Torontonians should be made aware of the connection between the power source and the electricity that carries them cleanly and cheaply and safely to and from work and home.
As I wrote elsewhere, Ontario should be touting its stellar example to the world (especially the “green” nation of Denmark, which emits 10 times as much CO2 per kWh and is trying to get everyone to follow). Ontario should stop apologizing to the world for saving the climate but “doing it the wrong way”. Denmark’s way doesn’t work, and any way that works IS the right way.
Absolutely agree. Carbon emissions are the coin of the realm when it comes to modern power systems. Those jurisdictions with the lowest CO2 intensity per kilowatt-hour (CIPK) should be held up as examples for others to follow.
France and Ontario are at the top of this list. Both run electrified transit systems with electricity that is mostly zero carbon.
Correct me if I’m wrong, but I have yet to hear anybody at the IPCC bring this up. I thought they are all about reducing carbon emissions. I mean, report after report on the urgent necessity of reducing carbon, and not a single example of the way forward? Are they serious about achieving carbon emission reductions or are they comfortable letting anti-nuclear ideologues drive that agenda?
A prominent Canadian, Andrew Weaver, is a contributor to IPCC work. He has been excellent in explaining the science behind the IPCC’s work, in particular the Fifth Assessment Report. He is clearly convinced the science is right, that global warming is unequivocal and that humans have had an influence on that. He has come out in the past as being favourable to nuclear power.
But he is now also a Green member of the BC leglislature. What has happened to his pro-nuclear stance? It appears to have disappeared, in favour of Green ideology. Short term political considerations, tailored to the left coast of Canada, appear to have trumped the urgent necessity of reducing carbon.
Ontario has a low carbon electricity system. That is a physical fact. We need to shout this from the rooftops. Others should know how we have achieved this low-carbon electricity system.
To judge from the commenters at Climate Crocks, the verbal ledgerdemain of the “greens” is to change the subject from CIPK to per-capita emissions, including industrial and transport. Ontario currently lags Denmark on this measure, though it leads the USA immediately to the south.
Lacking in the arguments of the “greens” is the strategy going forward and any limits thereto. There is an element of “crimestop” to their thinking which does not admit any role for nuclear energy regardless of the ultimate outcome.
I don’t follow the IPCC so I can’t say.
Not just that. Others should know how the zero (or negative) net carbon system can be achieved. Electricity is important, but it’s only part of the system. It’s the total net carbon emissions that are ultimately important. If you can achieve zero—or even negative—net carbon emissions, you can fix the climate.
Of course we do. Our jurisdiction spans a physical area into which we could fit many Denmarks. In transportation alone, our GHGs are far higher — for exactly that reason.
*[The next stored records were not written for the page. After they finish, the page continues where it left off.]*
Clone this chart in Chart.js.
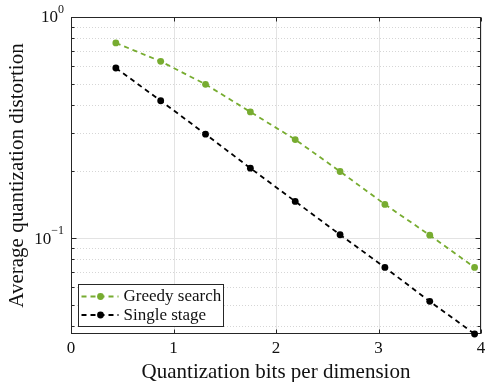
<!DOCTYPE html>
<html>
<head>
<meta charset="utf-8">
<script src="https://cdn.jsdelivr.net/npm/chart.js@4/dist/chart.umd.min.js"></script>
<style>
  html, body { margin: 0; padding: 0; background: #fff; }
  #wrap { width: 486px; height: 382px; }
</style>
</head>
<body>
<div id="wrap"><canvas id="c" width="486" height="382"></canvas></div>
<script>
// Bits per dimension at which each quantizer was evaluated
const bits = [0.4375, 0.875, 1.3125, 1.75, 2.1875, 2.625, 3.0625, 3.5, 3.9375];
// Average quantization distortion per method
const greedySearch = [0.763, 0.630, 0.496, 0.372, 0.279, 0.200, 0.142, 0.103, 0.0736];
const singleStage  = [0.588, 0.418, 0.295, 0.207, 0.1465, 0.1035, 0.0736, 0.0517, 0.0368];
// Axis ticks
const xTicks = [0, 1, 2, 3, 4];
const yDecades = [0.1, 1];
const yMinor = [0.04, 0.05, 0.06, 0.07, 0.08, 0.09, 0.2, 0.3, 0.4, 0.5, 0.6, 0.7, 0.8, 0.9];
const seriesNames = ['Greedy search', 'Single stage'];

const GREEN = '#77AC30';
const INK = '#262626';
const SERIF = '"Liberation Serif", "Times New Roman", serif';

const toPoints = ys => bits.map((b, i) => ({ x: b, y: ys[i] }));

function drawMarker(ctx, x, y, r, color) {
  ctx.beginPath();
  ctx.arc(x, y, r, 0, Math.PI * 2);
  ctx.fillStyle = color;
  ctx.fill();
}

const axesPlugin = {
  id: 'matlabAxes',
  beforeDatasetsDraw(chart) {
    const { ctx, chartArea: a, scales: { x, y } } = chart;
    ctx.save();
    // minor (dotted) grid
    ctx.strokeStyle = '#d6d6d6';
    ctx.lineWidth = 1;
    ctx.setLineDash([1, 2]);
    yMinor.forEach(v => {
      const py = Math.round(y.getPixelForValue(v)) + 0.5;
      ctx.beginPath(); ctx.moveTo(a.left, py); ctx.lineTo(a.right, py); ctx.stroke();
    });
    // major grid
    ctx.setLineDash([]);
    ctx.strokeStyle = '#e3e3e3';
    xTicks.forEach(v => {
      const px = Math.round(x.getPixelForValue(v)) + 0.5;
      ctx.beginPath(); ctx.moveTo(px, a.top); ctx.lineTo(px, a.bottom); ctx.stroke();
    });
    yDecades.forEach(v => {
      const py = Math.round(y.getPixelForValue(v)) + 0.5;
      ctx.beginPath(); ctx.moveTo(a.left, py); ctx.lineTo(a.right, py); ctx.stroke();
    });
    // axes box
    ctx.strokeStyle = INK;
    ctx.lineWidth = 1;
    const L = Math.round(a.left) + 0.5, R = Math.round(a.right) - 0.5;
    const T = Math.round(a.top) + 0.5, B = Math.round(a.bottom) - 0.5;
    ctx.strokeRect(L, T, R - L, B - T);
    // inward ticks
    const tl = 4;
    ctx.beginPath();
    xTicks.forEach(v => {
      const px = Math.round(x.getPixelForValue(v)) + 0.5;
      ctx.moveTo(px, B); ctx.lineTo(px, B - tl);
      ctx.moveTo(px, T); ctx.lineTo(px, T + tl);
    });
    yDecades.concat(yMinor).forEach(v => {
      const py = Math.round(y.getPixelForValue(v)) + 0.5;
      const len = yDecades.includes(v) ? tl + 1 : tl - 1;
      ctx.moveTo(L, py); ctx.lineTo(L + len, py);
      ctx.moveTo(R, py); ctx.lineTo(R - len, py);
    });
    ctx.stroke();

    // tick labels
    ctx.fillStyle = '#111';
    ctx.font = '17px ' + SERIF;
    ctx.textAlign = 'center';
    ctx.textBaseline = 'middle';
    xTicks.forEach(v => ctx.fillText(String(v), x.getPixelForValue(v), a.bottom + 15));

    yDecades.forEach(v => {
      const py = y.getPixelForValue(v);
      const exp = Math.round(Math.log10(v));
      const sup = exp < 0 ? '\u2212' + Math.abs(exp) : String(exp);
      ctx.font = '12px ' + SERIF;
      const wSup = ctx.measureText(sup).width;
      ctx.font = '17px ' + SERIF;
      const wBase = ctx.measureText('10').width;
      const right = a.left - 7;
      ctx.textAlign = 'left';
      ctx.textBaseline = 'middle';
      ctx.fillText('10', right - wSup - wBase, py + 1);
      ctx.font = '12px ' + SERIF;
      ctx.fillText(sup, right - wSup, py - 7);
    });

    // axis titles
    ctx.font = '21px ' + SERIF;
    ctx.textAlign = 'center';
    ctx.textBaseline = 'middle';
    ctx.fillText('Quantization bits per dimension', (a.left + a.right) / 2, a.bottom + 38);
    ctx.save();
    ctx.translate(17, (a.top + a.bottom) / 2);
    ctx.rotate(-Math.PI / 2);
    ctx.fillText('Average quantization distortion', 0, 0);
    ctx.restore();
    ctx.restore();
  },
  afterDatasetsDraw(chart) {
    const { ctx, chartArea: a } = chart;
    ctx.save();
    const bx = Math.round(a.left) + 7.5, bw = 145;
    const bh = 42, by = Math.round(a.bottom) - 7.5 - bh;
    ctx.fillStyle = '#fff';
    ctx.fillRect(bx, by, bw, bh);
    ctx.strokeStyle = INK;
    ctx.lineWidth = 1;
    ctx.strokeRect(bx, by, bw, bh);
    chart.data.datasets.forEach((ds, i) => {
      const ry = by + 12 + i * 18.5;
      ctx.strokeStyle = ds.borderColor;
      ctx.lineWidth = 1.8;
      ctx.setLineDash(ds.borderDash);
      ctx.beginPath();
      ctx.moveTo(bx + 3, ry); ctx.lineTo(bx + 40, ry);
      ctx.stroke();
      ctx.setLineDash([]);
      drawMarker(ctx, bx + 22, ry, 3.4, ds.pointBackgroundColor);
      ctx.fillStyle = '#111';
      ctx.font = '17px ' + SERIF;
      ctx.textAlign = 'left';
      ctx.textBaseline = 'middle';
      ctx.fillText(ds.label, bx + 45, ry + 0.5);
    });
    ctx.restore();
  }
};

new Chart(document.getElementById('c'), {
  type: 'line',
  data: {
    datasets: [
      {
        label: seriesNames[0],
        data: toPoints(greedySearch),
        borderColor: GREEN,
        pointBackgroundColor: GREEN,
        pointBorderColor: GREEN,
        borderWidth: 1.8,
        borderDash: [5, 4],
        pointRadius: 3.4,
        pointBorderWidth: 0,
        clip: false
      },
      {
        label: seriesNames[1],
        data: toPoints(singleStage),
        borderColor: '#000',
        pointBackgroundColor: '#000',
        pointBorderColor: '#000',
        borderWidth: 1.8,
        borderDash: [5, 4],
        pointRadius: 3.4,
        pointBorderWidth: 0,
        clip: false
      }
    ]
  },
  options: {
    responsive: false,
    animation: false,
    layout: { padding: { left: 71, right: 5, top: 17, bottom: 48 } },
    scales: {
      x: { type: 'linear', min: 0, max: 4, display: false },
      y: { type: 'logarithmic', min: 0.0368, max: 1, display: false }
    },
    plugins: {
      legend: { display: false },
      tooltip: { enabled: false }
    },
    elements: { line: { tension: 0 } }
  },
  plugins: [axesPlugin]
});
</script>
</body>
</html>
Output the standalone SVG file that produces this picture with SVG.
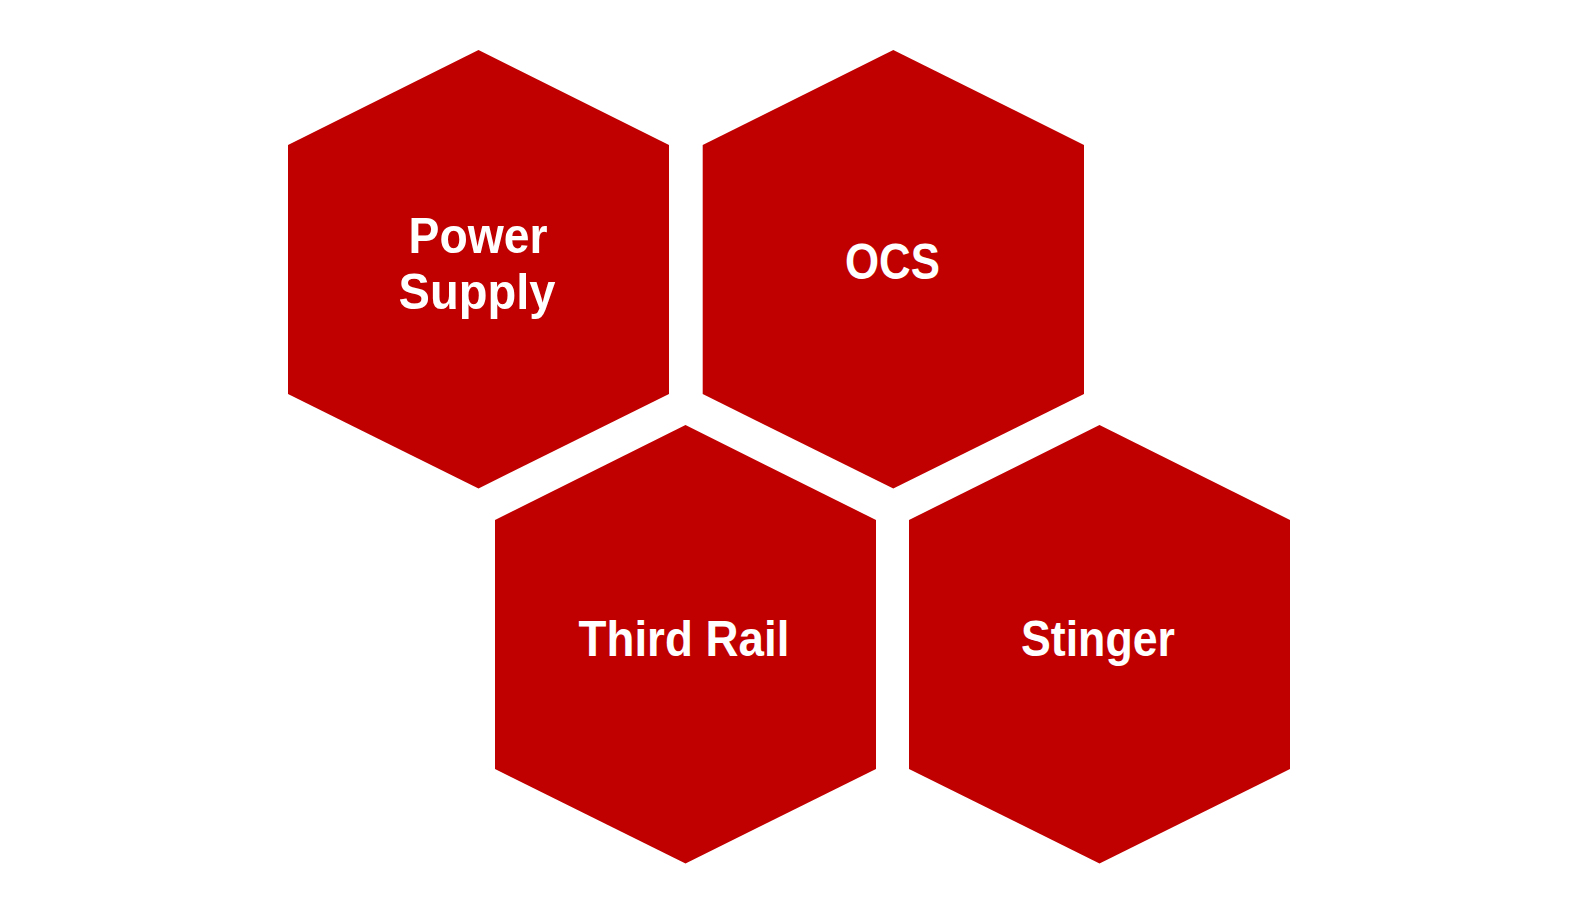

Plus, our economic profile in general is completely different.
But in electric power generation, a sector in which we can make a direct and appropriate comparison, we are far out in front in terms of the results we have produced.
And it is the results, in terms of carbon emissions, that are (or should be) the coin of the realm.
We have to make this known.
Don’t argue with me. Come up with something that’ll convince them.